Numbers in their birthday suits were a scary thing for Mr Sutter, my Maths Master at school. Mr Sutter could not bear the mention of a number without its being assigned to an object. Being of a ruddy, rural disposition - fond of fresh air and the frying pan - his complaints would usually take the form of “Twenty-three WHAT, McDowell? Twenty-three cows? Twenty-three sheep? Twenty-three pigs?” He would shuffle about, his beer belly wagging from side to side. We watched eagerly for the moment when a button would fly off and hit the class swot in the eye.
Greek philosopher-mathematician Pythagoras had a more wet-eyed view of numbers, believing them to be God-like, their truth a free-floating thing, existing entirely independently from the imperfect, human world to which we were fond of attaching them. Pythagoras "proved" this using Geometry. In any possible world or universe a circle would still be a circle. And it would still be a circle regardless of whether there was anybody around to admire it (this idea was later developed by Idealist philosopher Bishop George Berkeley into the assertion that the figure of a tree in an Oxford quadrangle was an emanation from the mind of God first, and a set of electrical signals in the grey matter of the viewer second).
When Einstein met Indian priest-poet Rabindranath Tagore - Tagore was the first non-Westerner to win the Nobel Prize for Literature, and was W.B. Yeats's favourite poet - they were meant to have a debate about religion versus science.
What, they were to ask, was the difference between the sort of belief process we engage in in response to a scientific fact, and the sort of belief process we engage in in response to the compelling narratives and powerful group dynamics of religion?
But the resulting intellectual dance involved both thinkers encroaching delightfully on each other's sacred space. For Tagore - as a Hindu - religion was no more, and no less, than the human experience of the Divine. For Einstein, scientific fact was always weightier than any possible human experience, and so Einstein was nervous about placing such apparent limitations on it.
"We humans", says Einstein, "attribute to truth a superhuman objectivity. It is indispensable for us—this reality which is independent of our existence and our experience and our mind--though we cannot say what it means." (about as handy a definition of the popular God of Western culture as it is possible to imagine).
Tagore's reply to this is like a wrecking ball: "If there be any truth absolutely unrelated to humanity, then for us it is absolutely non-existing." "Then [replies Einstein], I am more religious [he means in the Western rather than the Hindu sense] than you are!"

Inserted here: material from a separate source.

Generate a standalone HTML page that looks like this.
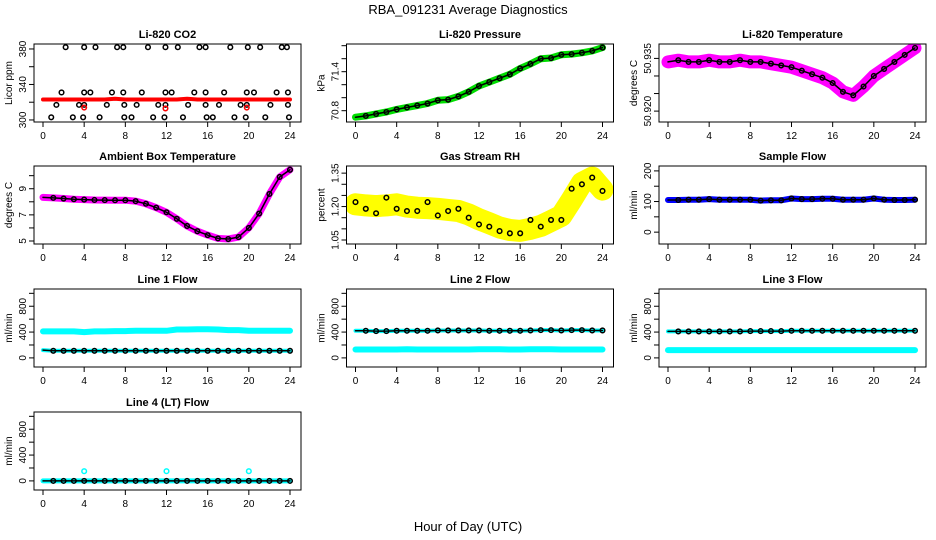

We would do well to ponder this. When BBC Radio 4's File on Four examined foreign aid impact assessments, some of the senior Civil Servants interviewed were so microphone-shy their voices had to be scrambled. The resulting honesty made for an entertaining thirty-five minutes. The apparatchiks talked about how numbers could be used to "kill" an embarrassing issue by "striking people dumb". Numbers can certainly be a cudgel in our culture, heavier even than facts.
When public servants use numbers to reach a decision in work - a decision which may have an impact on the lives of thousands of people - the real truth of the matter is not so much what the numbers have proved, as what those numbers may make us, as a society, do in the world.
If numbers are indeed the gods that drive decision-making in public service, they should not be experienced as untouchable, remote, fear-inducing, striking people silent; but as gods in the Hindu sense, defined by their relationship with us, with the humans whose lives may be altered by them forever, by the impact they will have in the world.